Desemprego: resolução do oximoro ou manobras de diversão? - Henrique de Sousa

22-02-2012 02:04

Durão Barroso acaba de proclamar, com o habitual jeito enfatuado e grandiloquente, o seu escândalo com o elevado desemprego juvenil em Portugal (35,4% dos desempregados), arrasando-o como "moralmente inaceitável". Alguns mais crédulos poderão julgar que isto significa uma súbita revolta contra as receitas austeritárias do patrão, o casal Merkozy. Engano. No mesmo passo, logo esclareceu que o programa de austeridade que patrocina e os seus capatazes portugueses levam mais além "não é ingerência", antes se fez "para bem dos portugueses".

Todavia não nos deixa sem remédio piedoso, nem esperança. Logo anunciou que decidiu "criar grupos de acção para se deslocarem de imediato a todos os estados europeus" com mais elevadas taxas de desemprego juvenil para estabelecer programas de acção que combatam tamanha praga.

O inevitável (e insuportável) ministro Relvas, para não ficar atrás, também anunciou, na mesma onda, que vai coordenar uma "comissão interministerial de criação de emprego e formação jovem" que o governo acaba de criar e que integra doze (sim, doze!) secretarias de estado.

Ah, tigres! Assim é que é falar. Já pensaram na quantidade de postos de trabalho que os "grupos de acção" e a dita "comissão interministerial" podem criar, de jovens e promissores apparatchiks, para estudar a solução da quadratura do círculo? Claro que vão longe as entradas de leão da redução dos aparelhos ministeriais, dos assessores e das comissões. Mas é por uma boa causa, a criação de empregos...

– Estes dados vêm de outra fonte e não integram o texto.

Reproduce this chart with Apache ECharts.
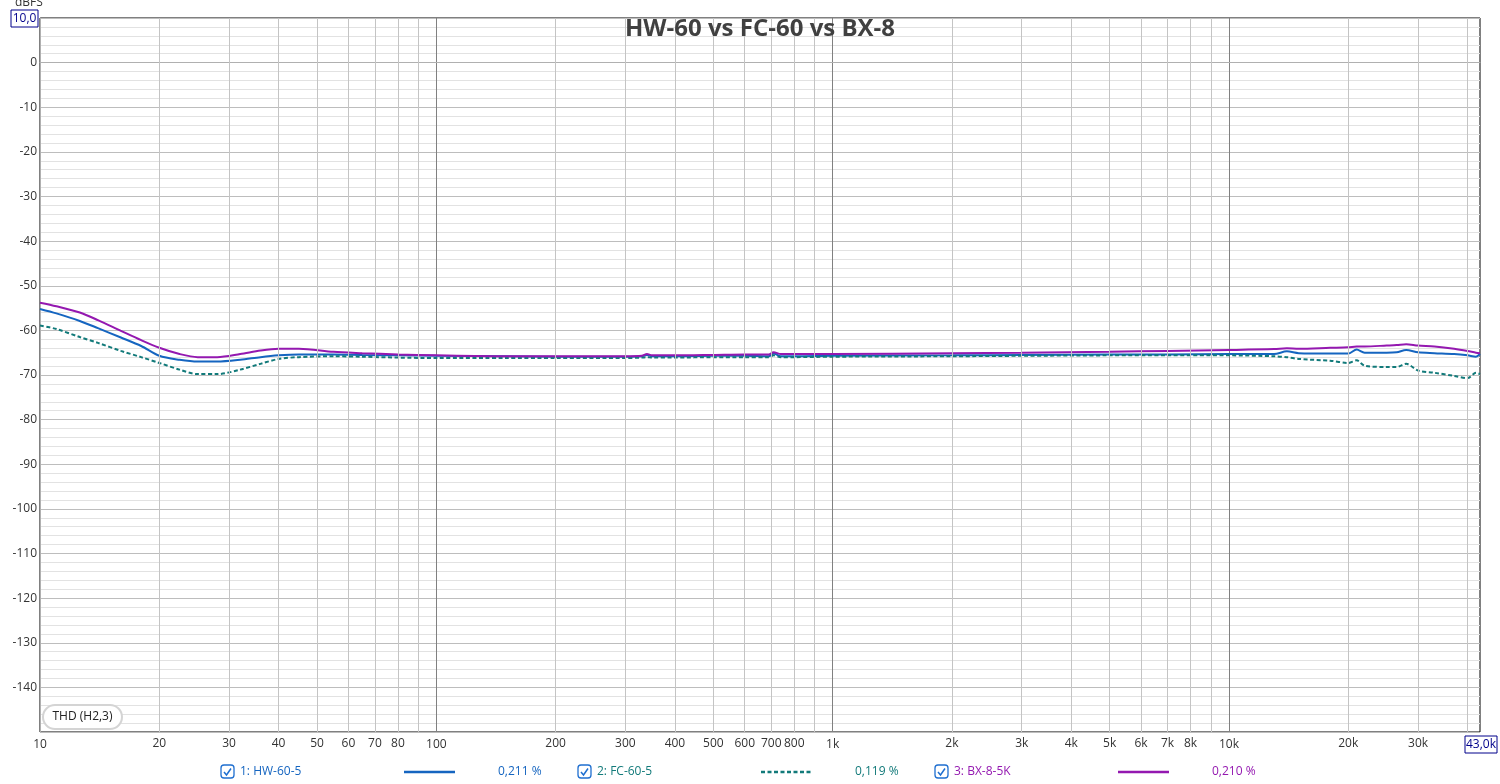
<!DOCTYPE html>
<html><head><meta charset="utf-8">
<script src="https://cdn.jsdelivr.net/npm/echarts@6/dist/echarts.min.js"></script>
<style>html,body{margin:0;padding:0;background:#fff}#c{width:1500px;height:784px}</style>
</head><body><div id="c"></div>
<script>
const title = 'HW-60 vs FC-60 vs BX-8';
const freqs = [10, 11, 12.6, 14, 16, 18, 20, 22.5, 25, 28, 32, 36, 40, 45, 55, 65, 80, 100, 150, 200, 300, 330, 340, 350, 400, 500, 600, 690, 710, 740, 800, 1000, 2000, 3000, 5000, 7000, 10000, 13000, 14000, 15000, 18000, 20000, 21000, 22000, 25000, 26500, 28000, 30000, 33000, 37000, 40000, 42000, 43000];
const hw60 = [-55.2, -56.2, -57.9, -59.5, -61.6, -63.5, -65.7, -66.6, -67.0, -67.0, -66.6, -66.0, -65.6, -65.4, -65.4, -65.5, -65.6, -65.7, -65.8, -65.9, -65.9, -65.8, -65.5, -65.8, -65.8, -65.7, -65.7, -65.8, -65.2, -65.8, -65.8, -65.7, -65.6, -65.5, -65.4, -65.4, -65.3, -65.3, -64.7, -65.1, -65.2, -65.2, -64.3, -65.0, -65.0, -64.9, -64.4, -64.9, -65.1, -65.3, -65.6, -65.9, -65.3];
const fc60 = [-58.9, -59.7, -61.5, -62.8, -64.6, -66.0, -67.3, -68.8, -69.8, -69.8, -68.8, -67.5, -66.4, -66.0, -65.8, -65.9, -66.1, -66.2, -66.2, -66.2, -66.2, -66.1, -66.0, -66.1, -66.1, -66.0, -66.0, -66.0, -65.6, -66.0, -66.0, -65.9, -65.8, -65.7, -65.6, -65.6, -65.6, -65.8, -66.0, -66.4, -66.8, -67.3, -66.7, -67.9, -68.2, -68.2, -67.5, -69.0, -69.5, -70.2, -70.7, -69.5, -69.8];
const bx8 = [-53.8, -54.6, -56.0, -57.7, -60.1, -62.2, -63.9, -65.3, -66.0, -66.0, -65.3, -64.5, -64.1, -64.1, -64.8, -65.1, -65.4, -65.6, -65.8, -65.8, -65.8, -65.7, -65.3, -65.6, -65.6, -65.5, -65.4, -65.4, -64.9, -65.3, -65.3, -65.3, -65.1, -65.0, -64.8, -64.6, -64.4, -64.2, -64.0, -64.1, -63.9, -63.8, -63.6, -63.6, -63.4, -63.3, -63.1, -63.4, -63.6, -64.1, -64.6, -65.0, -65.1];
const seriesNames = ['1: HW-60-5', '2: FC-60-5', '3: BX-8-5K'];
const seriesPct = ['0,211 %', '0,119 %', '0,210 %'];
const seriesColors = ['#1565c0', '#127a7a', '#9418b0'];
const minorGridFreqs = [20,30,40,50,60,70,80,90,200,300,400,500,600,700,800,900,2000,3000,4000,5000,6000,7000,8000,9000,20000,30000,40000];
const labeledFreqs = [20,30,40,50,60,70,80,200,300,400,500,600,700,800,2000,3000,4000,5000,6000,7000,8000,20000,30000];
const decadeLabels = {10:'10', 100:'100', 1000:'1k', 10000:'10k'};
const yTickMin = -150, yTickMax = 10, yTickStep = 10;

function fmtF(f){ return f >= 1000 ? (f/1000) + 'k' : String(f); }
const pair = (a) => freqs.map((f,i)=>[f,a[i]]);
const FONT = 'Open Sans, Noto Sans, sans-serif';

const chart = echarts.init(document.getElementById('c'), null, {renderer:'canvas'});

const legendGraphics = [];
const lx = [227, 584, 941];
seriesNames.forEach((n,i)=>{
  const x = lx[i], y = 772, col = seriesColors[i];
  legendGraphics.push({type:'rect', shape:{x:x-6, y:y-7, width:13, height:13, r:3}, style:{fill:'#fff', stroke:'#1f6fd0', lineWidth:1.3}});
  legendGraphics.push({type:'polyline', shape:{points:[[x-3,y],[x-0.5,y+3],[x+4,y-3.5]]}, style:{stroke:'#1f6fd0', lineWidth:1.5, fill:null}});
  legendGraphics.push({type:'text', x:x+13, y:y, style:{text:n, fill:col, font:'12px '+FONT, textVerticalAlign:'middle'}});
  legendGraphics.push({type:'line', shape:{x1:x+177, y1:y, x2:x+228, y2:y}, style:{stroke:col, lineWidth:2.5, lineDash: i===1?[4,2.5]:null}});
  legendGraphics.push({type:'text', x:x+271, y:y, style:{text:seriesPct[i], fill:col, font:'12px '+FONT, textVerticalAlign:'middle'}});
});

const option = {
  animation:false,
  backgroundColor:'#fff',
  grid:{left:40, right:20, top:18, bottom:52, show:true, borderColor:'#000', borderWidth:1, backgroundColor:'#fff'},
  xAxis:{type:'log', logBase:10, min:10, max:43000,
    axisLine:{show:true, lineStyle:{color:'#b0b0b0'}}, axisTick:{show:false},
    axisLabel:{color:'#333', fontSize:12, fontFamily:FONT, margin:7, showMaxLabel:false,
      formatter:(v)=> decadeLabels[Math.round(v)] || ''},
    splitLine:{show:true, lineStyle:{color:'#808080', width:1}}},
  yAxis:{type:'value', min:yTickMin, max:yTickMax, interval:yTickStep,
    axisLine:{show:true, lineStyle:{color:'#b0b0b0'}}, axisTick:{show:false},
    axisLabel:{color:'#333', fontSize:12, fontFamily:FONT, margin:3,
      formatter:(v)=> (v===yTickMax||v===yTickMin)?'':String(v)},
    splitLine:{show:true, lineStyle:{color:'#bdbdbd'}},
    minorTick:{show:false, splitNumber:5},
    minorSplitLine:{show:true, lineStyle:{color:'#e2e2e2'}}},
  graphic:[
    {type:'text', x:760, y:29, z:10, style:{text:title, fill:'#404040', font:'bold 24px '+FONT, textAlign:'center', textVerticalAlign:'middle'}},
    {type:'text', x:15, y:-3, style:{text:'dBFS', fill:'#333', font:'12px '+FONT}},
    {type:'rect', shape:{x:11, y:10, width:27, height:17}, style:{fill:'#fff', stroke:'#00008b', lineWidth:1}},
    {type:'text', x:24.5, y:18.5, style:{text:'10,0', fill:'#00008b', font:'12px '+FONT, textAlign:'center', textVerticalAlign:'middle'}},
    {type:'rect', shape:{x:1465, y:736, width:32, height:17}, style:{fill:'#fff', stroke:'#00008b', lineWidth:1}},
    {type:'text', x:1481, y:744.5, style:{text:'43,0k', fill:'#00008b', font:'12px '+FONT, textAlign:'center', textVerticalAlign:'middle'}},
    {type:'rect', z:10, shape:{x:43, y:705, width:79, height:24, r:12}, style:{fill:'#fff', stroke:'#d4d4d4', lineWidth:2}},
    {type:'text', z:11, x:82.5, y:717, style:{text:'THD (H2,3)', fill:'#222', font:'12px '+FONT, textAlign:'center', textVerticalAlign:'middle'}},
    ...legendGraphics
  ],
  series:[
    {type:'line', name:'grid', data:[], z:1, silent:true,
      markLine:{silent:true, symbol:'none', animation:false,
        lineStyle:{color:'#c4c4c4', type:'solid', width:1},
        data: minorGridFreqs.map(f=>({xAxis:f,
          label:{show: labeledFreqs.includes(f), position:'start', distance:6, formatter: fmtF(f), color:'#333', fontSize:12, fontFamily:FONT}}))}},
    {type:'line', name:seriesNames[0], data:pair(hw60), smooth:0.3, showSymbol:false, z:3, lineStyle:{color:seriesColors[0], width:2}},
    {type:'line', name:seriesNames[1], data:pair(fc60), smooth:0.3, showSymbol:false, z:3, lineStyle:{color:seriesColors[1], width:2, type:[4,2.5]}},
    {type:'line', name:seriesNames[2], data:pair(bx8), smooth:0.3, showSymbol:false, z:4, lineStyle:{color:seriesColors[2], width:2}}
  ]
};
chart.setOption(option);
</script></body></html>
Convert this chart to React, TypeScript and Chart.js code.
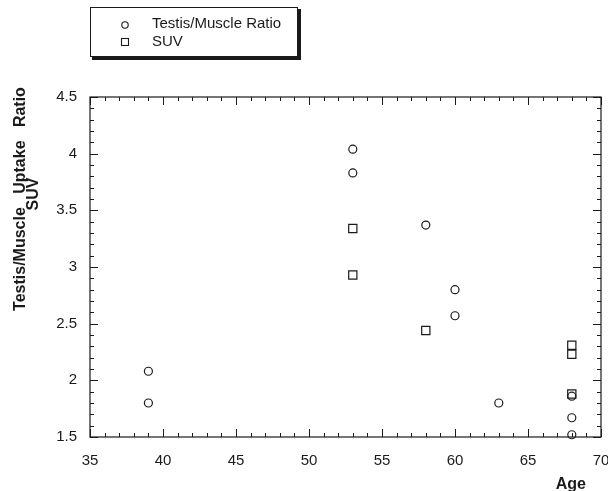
import React, { useEffect, useRef } from "react";
import { Chart, registerables } from "chart.js";

Chart.register(...registerables);

// ---- data ----
const ratioAges = [39, 39, 53, 53, 58, 60, 60, 63, 68, 68, 68];
const ratioValues = [2.08, 1.8, 4.04, 3.83, 3.37, 2.8, 2.57, 1.8, 1.86, 1.67, 1.52];
const suvAges = [53, 53, 58, 68, 68, 68];
const suvValues = [3.34, 2.93, 2.44, 2.31, 2.23, 1.88];

const seriesLabels = ["Testis/Muscle Ratio", "SUV"];
const xTickValues = [35, 40, 45, 50, 55, 60, 65, 70];
const xTickLabels = ["35", "40", "45", "50", "55", "60", "65", "70"];
const yTickValues = [1.5, 2, 2.5, 3, 3.5, 4, 4.5];
const yTickLabels = ["1.5", "2", "2.5", "3", "3.5", "4", "4.5"];
const xMinorStep = 1;
const yMinorStep = 0.1;
const yTitleLine1 = "Testis/Muscle   Uptake   Ratio";
const yTitleLine2 = "SUV";
const xTitle = "Age";

const FONT = '"Liberation Sans", Arial, Helvetica, sans-serif';
const INK = "#1a1a1a";

const decorPlugin = {
  id: "decor",
  afterDraw(chart: any) {
    const ctx = chart.ctx as CanvasRenderingContext2D;
    const { left, right, top, bottom } = chart.chartArea;
    const xs = chart.scales.x;
    const ys = chart.scales.y;
    ctx.save();
    ctx.strokeStyle = INK;
    ctx.lineWidth = 1.2;
    // frame
    ctx.strokeRect(left, top, right - left, bottom - top);
    // x ticks inward, bottom & top
    const xMin = xTickValues[0];
    const xMax = xTickValues[xTickValues.length - 1];
    const nx = Math.round((xMax - xMin) / xMinorStep);
    ctx.lineWidth = 1;
    ctx.beginPath();
    for (let i = 0; i <= nx; i++) {
      const v = xMin + i * xMinorStep;
      const px = Math.round(xs.getPixelForValue(v)) + 0.5;
      const major = xTickValues.includes(v);
      const len = major ? 8 : 4;
      ctx.moveTo(px, bottom);
      ctx.lineTo(px, bottom - len);
      ctx.moveTo(px, top);
      ctx.lineTo(px, top + len);
    }
    const yMin = yTickValues[0];
    const yMax = yTickValues[yTickValues.length - 1];
    const ny = Math.round((yMax - yMin) / yMinorStep);
    for (let i = 0; i <= ny; i++) {
      const v = +(yMin + i * yMinorStep).toFixed(2);
      const py = Math.round(ys.getPixelForValue(v)) + 0.5;
      const major = yTickValues.some((t) => Math.abs(t - v) < 1e-6);
      const len = major ? 8 : 4;
      ctx.moveTo(left, py);
      ctx.lineTo(left + len, py);
      ctx.moveTo(right, py);
      ctx.lineTo(right - len, py);
    }
    ctx.stroke();

    // y title (two lines)
    ctx.fillStyle = INK;
    ctx.font = `bold 16px ${FONT}`;
    ctx.textAlign = "center";
    ctx.textBaseline = "middle";
    ctx.save();
    ctx.translate(21, 199);
    ctx.rotate(-Math.PI / 2);
    ctx.fillText(yTitleLine1, 0, 0);
    ctx.restore();
    ctx.save();
    ctx.translate(34, 194);
    ctx.rotate(-Math.PI / 2);
    ctx.fillText(yTitleLine2, 0, 0);
    ctx.restore();

    // x title
    ctx.textAlign = "right";
    ctx.textBaseline = "alphabetic";
    ctx.font = `bold 16px ${FONT}`;
    ctx.fillText(xTitle, 586, 489);

    // legend box with shadow
    const bx = 90, by = 7, bw = 208, bh = 50;
    ctx.fillStyle = INK;
    ctx.fillRect(bx + 2, by + 2, bw + 1, bh + 1);
    ctx.fillStyle = "#fff";
    ctx.fillRect(bx, by, bw, bh);
    ctx.lineWidth = 1;
    ctx.strokeStyle = INK;
    ctx.strokeRect(bx + 0.5, by + 0.5, bw - 1, bh - 1);

    const ds = chart.data.datasets;
    ctx.font = `15px ${FONT}`;
    ctx.textAlign = "left";
    ctx.textBaseline = "middle";
    ctx.fillStyle = INK;
    ctx.lineWidth = 1.1;
    // circle
    ctx.beginPath();
    ctx.arc(125, 25, 3.2, 0, Math.PI * 2);
    ctx.stroke();
    ctx.fillText(ds[0].label, 152, 24);
    // square
    ctx.strokeRect(121.5, 38.5, 7, 7);
    ctx.fillText(ds[1].label, 152, 42);
    ctx.restore();
  },
};

export default function App() {
  const ref = useRef<HTMLCanvasElement | null>(null);
  useEffect(() => {
    if (!ref.current) return;
    const chart = new Chart(ref.current, {
      type: "scatter",
      data: {
        datasets: [
          {
            label: seriesLabels[0],
            data: ratioAges.map((a, i) => ({ x: a, y: ratioValues[i] })),
            pointStyle: "circle",
            pointRadius: 4,
            pointBorderWidth: 1.2,
            pointBorderColor: INK,
            pointBackgroundColor: "rgba(255,255,255,0)",
            clip: false as any,
          },
          {
            label: seriesLabels[1],
            data: suvAges.map((a, i) => ({ x: a, y: suvValues[i] })),
            pointStyle: "rect",
            pointRadius: 5.8,
            pointBorderWidth: 1.2,
            pointBorderColor: INK,
            pointBackgroundColor: "rgba(255,255,255,0)",
            clip: false as any,
          },
        ],
      },
      options: {
        animation: false,
        responsive: false,
        devicePixelRatio: 1,
        layout: { padding: { top: 97, right: 7, left: 0, bottom: 0 } },
        plugins: { legend: { display: false }, tooltip: { enabled: false } },
        scales: {
          x: {
            type: "linear",
            min: xTickValues[0],
            max: xTickValues[xTickValues.length - 1],
            grid: { display: false, drawTicks: false },
            border: { display: false },
            afterBuildTicks: (s: any) => {
              s.ticks = xTickValues.map((v) => ({ value: v }));
            },
            afterFit: (s: any) => {
              s.height = 54;
              s.paddingLeft = 0;
              s.paddingRight = 0;
            },
            ticks: {
              padding: 15,
              color: INK,
              font: { family: FONT, size: 15 },
              callback: (v: any) => {
                const i = xTickValues.indexOf(Number(v));
                return i >= 0 ? xTickLabels[i] : "";
              },
            },
          },
          y: {
            type: "linear",
            min: yTickValues[0],
            max: yTickValues[yTickValues.length - 1],
            grid: { display: false, drawTicks: false },
            border: { display: false },
            afterBuildTicks: (s: any) => {
              s.ticks = yTickValues.map((v) => ({ value: v }));
            },
            afterFit: (s: any) => {
              s.width = 90;
              s.paddingTop = 0;
              s.paddingBottom = 0;
            },
            ticks: {
              padding: 13,
              color: INK,
              font: { family: FONT, size: 15 },
              callback: (v: any) => {
                const i = yTickValues.findIndex((t) => Math.abs(t - Number(v)) < 1e-6);
                return i >= 0 ? yTickLabels[i] : "";
              },
            },
          },
        },
      },
      plugins: [decorPlugin],
    });
    return () => chart.destroy();
  }, []);
  return (
    <div style={{ position: "absolute", left: 0, top: 0, width: 608, height: 491, background: "#fff" }}>
      <canvas ref={ref} width={608} height={491} style={{ display: "block" }} />
    </div>
  );
}
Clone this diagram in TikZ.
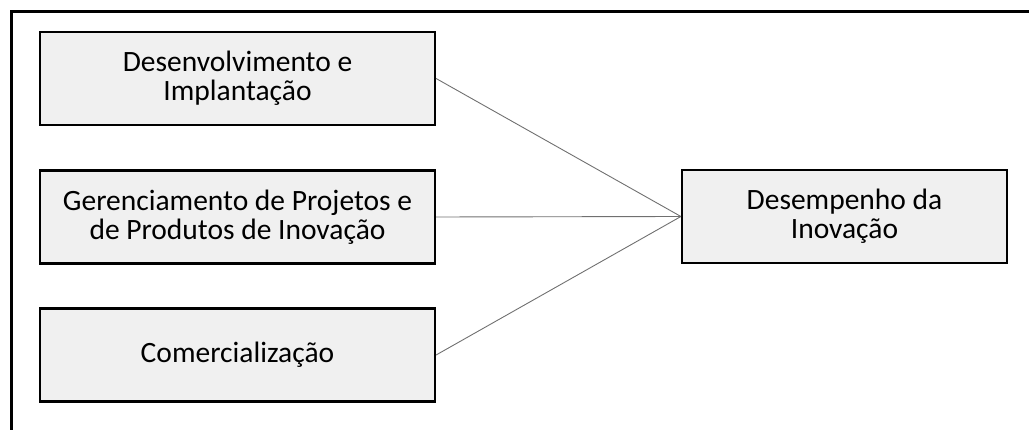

Ou seja, temos gente corajosa disposta a deitar mãos à obra para descobrir como é que um programa de empobrecimento, liberalização dos despedimentos, desvalorização salarial, aumento de impostos, salvação dos bancos, de protecção das parcerias público-privadas, da EDP, dos Catrogas e do Jardim, se pode tornar na nova oportunidade de crescimento económico e de criação de postos de trabalho que as estatísticas teimam em negar. São os novos pioneiros portugueses à descoberta de novos mundos para dar ao mundo.

Até pode acontecer, já agora, que não se esqueçam de criar outras comissões geradoras de emprego para o desemprego feminino, ou para os desempregados à procura de emprego há mais de dois anos (32,3%), ou até para a descoberta das insondáveis razões pelas quais, apesar dos esforços abnegados de Passos, Relvas, Catrogas & Cª, o desemprego em Portugal atingiu já o recorde absoluto de superar o milhão de pessoas.

De facto, estes valorosos governantes têm razões para confiar na avaliação que os seus patrões da troika cá vêm fazer. Têm obra para apresentar. E podem sempre contar com o PS, que é "oposição responsável" e não "oposição de protesto", como fez questão de sublinhar António José Seguro, ao anunciar que ia propor à troika (pasme-se!) medidas para combater o desemprego. Logo desenterrando da cartola, não a contestação do programa de austeridade (livra!), mas a proposta de extensão por mais um ano (releve-se a ousadia!) da aplicação do programa de sofrimento da troika para o distribuir melhor no tempo. Eis o consenso neoliberal no seu melhor, de que o PS não descola e continua prisioneiro.

Como se vê, até parece que o oximoro da receita ultraliberal está em vias de solução. Pelo menos no mundo virtual e alcatifado em que vivem. Se não, há sempre a emigração, não é?

A revolta dos comuns, essa, prossegue e há-de crescer até confrontar estes votos pios e estas manobras de diversão com o seu vazio. O resultado é naturalmente incerto.